The first body was found on May 1, raising an alarm among locals. According to the Las Vegas Metropolitan Police Department, the murder could have happened between the 1970s and 1980s based on how the victim was dressed. The officials also say that the victim was likely killed by a gunshot. The second body is yet to undergo forensic analysis, but more information is expected to be released later.
The exposed bodies have been at the belly of the lake for years, only getting noticed due to dropping water levels. Las Vegas Metropolitan Police Homicide Lieutenant Ray Spencer told reporters that there are chances that more bodies will be found within the lake with water levels continuing to drop.
“The lake has drained dramatically over the last 15 years,” Spencer said. “It’s likely that we will find additional bodies that have been dumped in Lake Mead as the water level drops more.”

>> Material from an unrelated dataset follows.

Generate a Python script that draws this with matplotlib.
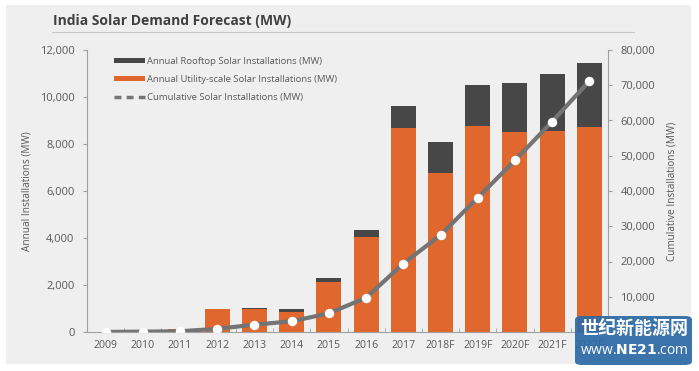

The water level drop in the reservoir over the past two decades has been fueled by climate change and other local factors. For a reservoir that supplies water for over 40 million people, both the bodies and the drop in water levels are cause for alarm.
Lake Mead’s water level was at around 1,050 feet above sea level on Monday, the lowest since the reservoir was filled in the 1930s. With the water standing 162 feet below 2000 feet, the highest level ever recorded, officials are concerned over water shortages.
Upstream at Lake Powell, officials announced measures to help keep more water in the reservoir. The emergency measures will preserve the Glen Canyon Dam’s power generation. These measures would only mean a further drop in water levels at Lake Mead, which could lead to the exposure of other dead bodies.
“We have never taken this step before, but the potential risk on the horizon demands prompt action,” Assistant Secretary of Water and Science Tanya Trujillo told reporters last week. “We need to work together to stabilize the reservoir before we face a larger crisis.”